Helmut Schön, mit einem Europa- und Weltmeistertitel der erfolgreichste deutsche Nationaltrainer, bekam aus nicht bekannten Gründen noch nicht einmal das Silberne Lorbeerblatt ans Revers geheftet. Der „Mann mit der Mütze“ musste mit fragwürdigen Titeln wie „Krawattenmann des Jahres“ vorlieb nehmen, 1970 gestiftet von der deutschen Bekleidungsindustrie, weil er seine Krawatte so stilvoll in Szene zu setzen wusste.

Vor kurzem gab Bundespräsident Horst Köhler die Namen von 262 „besonders verdienten Frauen und Männern“ bekannt, die 2007 mit dem Verdienstorden der Bundesrepublik Deutschland ausgezeichnet werden. Ganz sicher ist es keinem Zufall geschuldet, dass so patente Hausfrauen wie Mathilde Maria Bartsch aus Harsewinkel zur Ehrung empfohlen wurden, genau so wie die ehemalige Fremdsprachenkorrespondentin Ursula Bökemeier aus Korbach, der Parkettlegermeister Heinz Brehm aus Bamberg oder der ehemalige Landwirt Werner Schumacher aus Krüzen.

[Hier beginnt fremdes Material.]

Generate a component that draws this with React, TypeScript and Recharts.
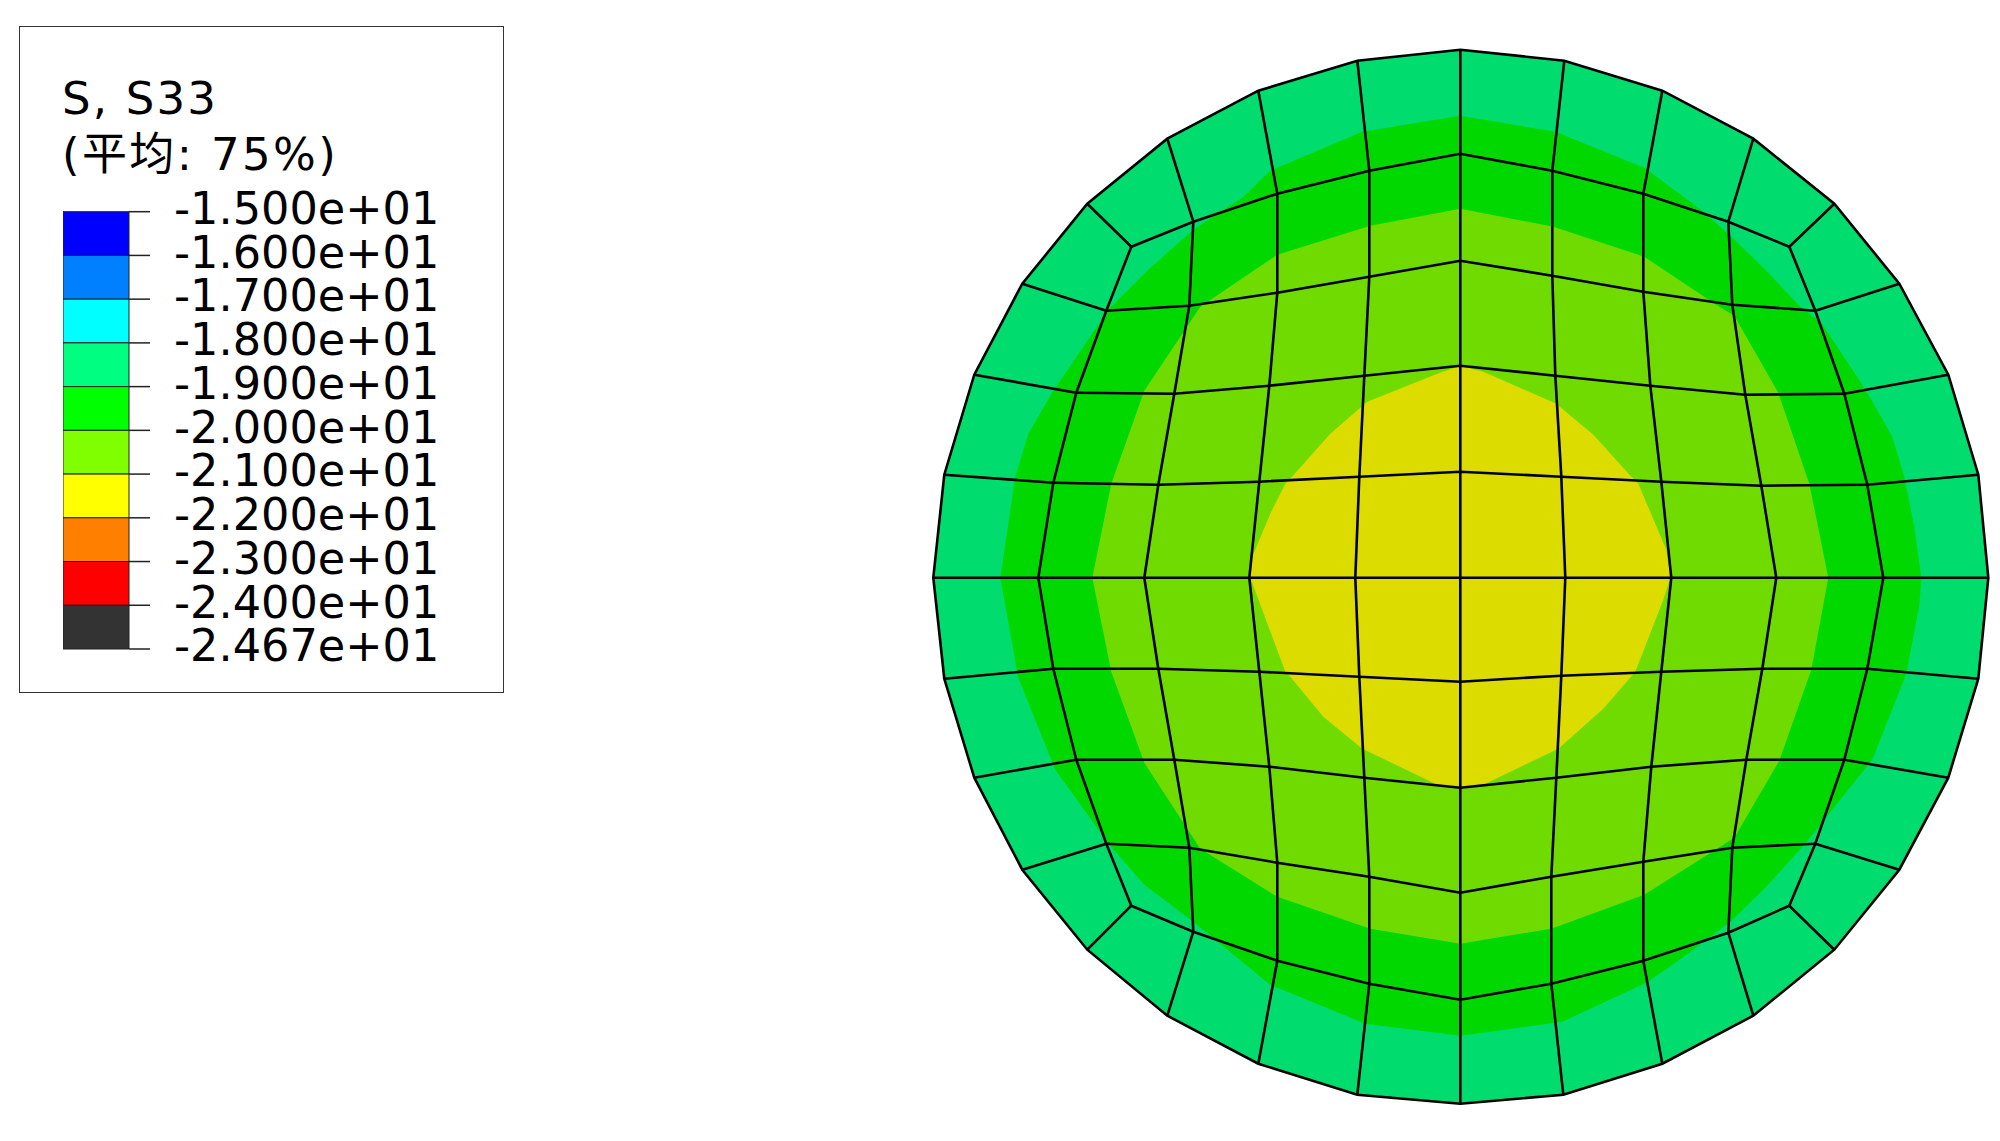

Aber warum findet sich in der dieser Auflistung unserer bürgerlichen Elite wieder kein einziger Fußballer? Was sagt das über den gesellschaftlichen Status unserer Profitreter aus? Zählen sie denn gar nicht richtig zur Mitte unserer Gesellschaft? Eine Annahme, die sich aufdrängt, wenn man sieht, wie seltsam unmündig und unbeholfen die meisten Fußballer wirken, sobald sie sich im öffentlichen Raum äußern und bewegen, der nicht durch Seitenlinien gekennzeichnet ist. Da gibt jeder Dachdeckermeister aus Mülheim/Ruhr eine souveränere Figur ab.